Incoming Secretary of State, Kerry called making democracy work at home the “antidote” to the hypothesis that the U.S. is in decline. Note that he did not dispute this hypothesis, which would have been the normal hot-air response of a politician but offered a strategy for fixing the problem…and it was a strategy of self-renewal, not one of conquest. More, it was a strategy that fits well with Hagel’s warnings about the dangers of war and Warren’s advocacy of combating domestic elite financial corruption.
With words that certainly sound like a critique of the Neo-Con “imperial America policy,” Kerry told home-state supporters:
The antidote to the current narrative, which is very much out there being pushed by our competitors …that America is in decline is to make our democracy work effectively here in the United States because we can be no stronger abroad than we are here at home [Masslive 1/31/13].
Just one little quote, perhaps, but it sounds far more promising than a delusional Rambo-esque call to battle stations. Americans can breathe a sigh of relief that no one, not Warren, Hagel, Kerry, nor Obama himself is landing any jets on aircraft carriers. Just possibly, a country that has been deserted for more than a decade by an elite on a binge will finally be able to start cleaning up the trash covering the kitchen floor.
The new self-reflective tone will be tested quickly. Warren will need Obama’s support to get very far with reversing Washington’s protective attitude toward mortgage fraud. Hagel will need to tackle Pentagon budgetary obesity head-on and fast to make any real dent in the new “endless war” habit of both parties in Washington. And neither Tel Aviv nor Tehran is likely to give Kerry any slack. One gets the impression, if one is prone to see the glass as half full, that the groundwork for “change” is being carefully laid.

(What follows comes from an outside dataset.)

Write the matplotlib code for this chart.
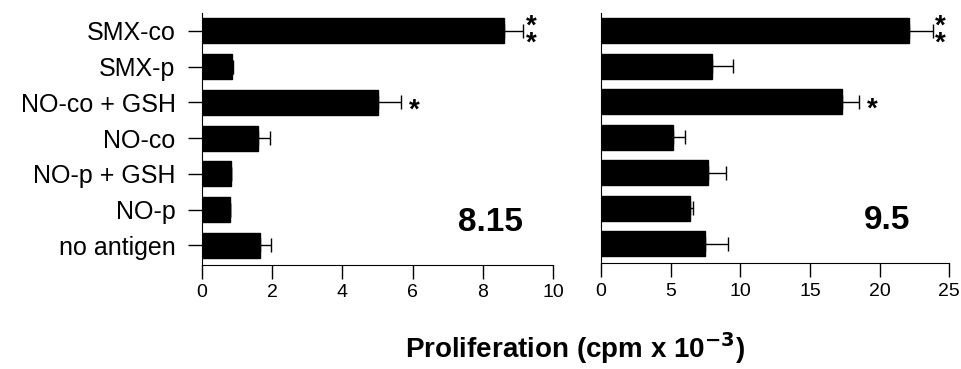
import matplotlib
matplotlib.use("Agg")
import matplotlib.pyplot as plt

plt.rcParams['font.family'] = ['Liberation Sans', 'DejaVu Sans']

# data (cpm x 10^-3), top to bottom
categories = ["SMX-co", "SMX-p", "NO-co + GSH", "NO-co", "NO-p + GSH", "NO-p", "no antigen"]

clone_815 = [8.6, 0.84, 5.0, 1.6, 0.82, 0.81, 1.66]
err_815 = [0.55, 0.05, 0.66, 0.34, 0.0, 0.0, 0.3]
stars_815 = ["**", "", "*", "", "", "", ""]

clone_95 = [22.1, 7.95, 17.3, 5.15, 7.65, 6.4, 7.45]
err_95 = [1.7, 1.55, 1.2, 0.88, 1.3, 0.2, 1.65]
stars_95 = ["**", "", "*", "", "", "", ""]

fig = plt.figure(figsize=(9.62, 3.69), dpi=100)
ax1 = fig.add_axes([0.210, 0.282, 0.365, 0.683])
ax2 = fig.add_axes([0.6248, 0.287, 0.362, 0.678])

ypos = list(range(len(categories)))


def draw_panel(ax, vals, errs, stars, xmax, step, name, star_off):
    ax.barh(ypos, vals, height=0.7, color='black', edgecolor='black')
    ax.errorbar(vals, ypos, xerr=[[0] * len(vals), errs], fmt='none',
                ecolor='black', elinewidth=1.0, capsize=5, capthick=1.0)
    for y, v, e, s in zip(ypos, vals, errs, stars):
        if s == "**":
            ax.text(v + e + star_off, y + 0.12, "*\n*", fontsize=20, fontweight='bold',
                    ha='left', va='center', linespacing=0.55)
        elif s == "*":
            ax.text(v + e + star_off * 3, y + 0.22, "*", fontsize=20,
                    fontweight='bold', ha='left', va='center')
    ax.set_xlim(0, xmax)
    ax.set_ylim(6.55, -0.5)
    ax.set_xticks(range(0, xmax + 1, step))
    ax.tick_params(axis='x', direction='out', length=10, width=1, labelsize=14, pad=4)
    ax.spines['top'].set_visible(False)
    ax.spines['right'].set_visible(False)
    ax.text(0.82, 0.17, name, transform=ax.transAxes, fontsize=24,
            fontweight='bold', ha='center', va='center')


draw_panel(ax1, clone_815, err_815, stars_815, 10, 2, "8.15", 0.08)
ax1.set_yticks(ypos)
ax1.set_yticklabels(categories, fontsize=18)
ax1.tick_params(axis='y', direction='out', length=10, width=1, pad=9)

draw_panel(ax2, clone_95, err_95, stars_95, 25, 5, "9.5", 0.2)
ax2.set_yticks([])

fig.text(0.598, 0.03, r"Proliferation (cpm x 10$^{\mathbf{-3}}$)", fontsize=20,
         fontweight='bold', ha='center', va='baseline')

fig.savefig("out.png", dpi=100)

However, that would require Obama to fulfill a promise he has meticulously avoided for four years, and the public’s hopes for cleaning up financial corruption rest in the hands of a very lonely Elizabeth Warren, whom Obama appears to be marginalizing by appointing another representative of the super-rich as secretary of the treasury. Perhaps the man is a hero in disguise, but N.Y Attorney General Eric Schneiderman or S&L crisis clean-up man William Black would have been much more encouraging nominees. Along with weak confirmation performances by both Kerry and Hagel, Obama’s choice for Treasury makes it far from obvious that Obama has either the courage or the desire to pick the fight with the military-industrial-financial elite that will be required to “make our democracy work effectively.”